# Data section
* * *

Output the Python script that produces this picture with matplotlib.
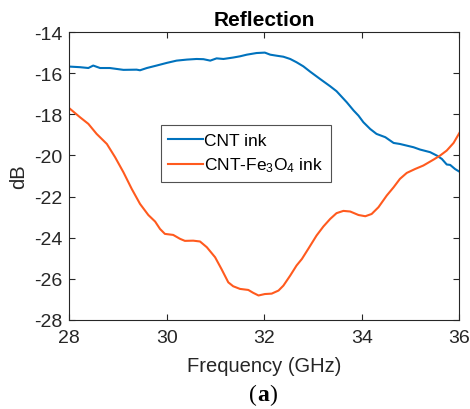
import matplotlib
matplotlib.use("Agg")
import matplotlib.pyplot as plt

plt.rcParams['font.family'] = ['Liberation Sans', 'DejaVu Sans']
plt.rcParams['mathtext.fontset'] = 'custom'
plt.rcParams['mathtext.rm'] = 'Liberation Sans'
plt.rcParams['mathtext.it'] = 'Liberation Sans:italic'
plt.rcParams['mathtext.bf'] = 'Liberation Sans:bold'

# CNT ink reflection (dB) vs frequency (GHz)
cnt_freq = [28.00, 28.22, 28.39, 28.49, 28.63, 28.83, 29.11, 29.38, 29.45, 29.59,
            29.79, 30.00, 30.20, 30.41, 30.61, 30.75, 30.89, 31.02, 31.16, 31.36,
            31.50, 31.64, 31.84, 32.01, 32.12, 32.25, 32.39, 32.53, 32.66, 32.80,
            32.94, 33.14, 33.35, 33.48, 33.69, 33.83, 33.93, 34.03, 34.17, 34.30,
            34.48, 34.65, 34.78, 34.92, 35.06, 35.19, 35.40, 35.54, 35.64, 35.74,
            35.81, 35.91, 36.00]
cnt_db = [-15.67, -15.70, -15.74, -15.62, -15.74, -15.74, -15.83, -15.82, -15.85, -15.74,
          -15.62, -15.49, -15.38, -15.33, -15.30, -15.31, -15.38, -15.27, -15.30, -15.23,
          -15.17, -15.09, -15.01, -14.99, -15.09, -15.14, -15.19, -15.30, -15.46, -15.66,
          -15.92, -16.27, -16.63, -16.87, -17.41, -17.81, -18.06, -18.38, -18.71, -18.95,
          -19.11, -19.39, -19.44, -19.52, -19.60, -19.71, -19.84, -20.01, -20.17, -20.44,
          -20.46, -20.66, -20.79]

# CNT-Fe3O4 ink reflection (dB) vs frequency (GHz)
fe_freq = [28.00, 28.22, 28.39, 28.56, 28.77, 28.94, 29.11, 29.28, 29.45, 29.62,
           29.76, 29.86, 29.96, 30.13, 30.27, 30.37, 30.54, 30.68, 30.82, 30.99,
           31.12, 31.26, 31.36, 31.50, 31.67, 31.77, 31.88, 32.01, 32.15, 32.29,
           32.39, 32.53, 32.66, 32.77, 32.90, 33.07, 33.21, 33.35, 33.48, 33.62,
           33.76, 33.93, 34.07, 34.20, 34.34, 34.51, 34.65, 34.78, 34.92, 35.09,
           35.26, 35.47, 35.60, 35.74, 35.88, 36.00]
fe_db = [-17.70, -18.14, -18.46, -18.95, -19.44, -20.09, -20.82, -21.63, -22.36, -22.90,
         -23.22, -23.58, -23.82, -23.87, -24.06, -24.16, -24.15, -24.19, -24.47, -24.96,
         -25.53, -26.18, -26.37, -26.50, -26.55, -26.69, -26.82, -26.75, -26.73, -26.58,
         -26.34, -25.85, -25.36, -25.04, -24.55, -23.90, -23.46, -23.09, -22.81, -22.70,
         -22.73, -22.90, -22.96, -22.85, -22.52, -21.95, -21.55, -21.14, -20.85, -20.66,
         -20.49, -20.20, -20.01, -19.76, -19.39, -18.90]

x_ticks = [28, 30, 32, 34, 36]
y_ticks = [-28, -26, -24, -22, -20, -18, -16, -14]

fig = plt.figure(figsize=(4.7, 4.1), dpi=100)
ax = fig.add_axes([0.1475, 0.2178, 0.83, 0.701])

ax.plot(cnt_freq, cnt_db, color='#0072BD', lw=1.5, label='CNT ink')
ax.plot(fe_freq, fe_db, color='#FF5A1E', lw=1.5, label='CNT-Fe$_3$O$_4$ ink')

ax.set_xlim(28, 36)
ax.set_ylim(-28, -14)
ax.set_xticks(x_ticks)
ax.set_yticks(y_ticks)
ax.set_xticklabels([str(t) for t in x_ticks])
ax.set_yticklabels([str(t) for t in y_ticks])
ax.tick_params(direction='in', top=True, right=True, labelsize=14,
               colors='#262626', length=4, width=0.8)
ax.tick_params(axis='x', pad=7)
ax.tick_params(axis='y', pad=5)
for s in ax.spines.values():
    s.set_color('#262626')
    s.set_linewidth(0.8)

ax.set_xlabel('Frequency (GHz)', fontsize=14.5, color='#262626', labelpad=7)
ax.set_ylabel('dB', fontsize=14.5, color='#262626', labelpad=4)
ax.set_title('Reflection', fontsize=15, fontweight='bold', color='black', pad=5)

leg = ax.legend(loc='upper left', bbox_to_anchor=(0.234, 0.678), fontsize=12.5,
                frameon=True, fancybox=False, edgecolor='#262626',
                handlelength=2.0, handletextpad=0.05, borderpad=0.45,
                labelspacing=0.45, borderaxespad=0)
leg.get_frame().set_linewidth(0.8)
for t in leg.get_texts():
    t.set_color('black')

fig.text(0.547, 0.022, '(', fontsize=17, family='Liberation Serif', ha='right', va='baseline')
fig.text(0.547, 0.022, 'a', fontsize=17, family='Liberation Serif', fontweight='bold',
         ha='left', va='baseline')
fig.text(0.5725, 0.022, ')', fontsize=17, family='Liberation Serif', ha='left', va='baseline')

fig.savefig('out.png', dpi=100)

* * *

# Set task
Give again exactly the lines running from the beginning of the material above through the line that contains "plt.rcParams['mathtext.bf'] = 'Liberation", and leave out every picture.

# Answer
Output the Python script that produces this picture with matplotlib.
import matplotlib
matplotlib.use("Agg")
import matplotlib.pyplot as plt

plt.rcParams['font.family'] = ['Liberation Sans', 'DejaVu Sans']
plt.rcParams['mathtext.fontset'] = 'custom'
plt.rcParams['mathtext.rm'] = 'Liberation Sans'
plt.rcParams['mathtext.it'] = 'Liberation Sans:italic'
plt.rcParams['mathtext.bf'] = 'Liberation Sans:bold'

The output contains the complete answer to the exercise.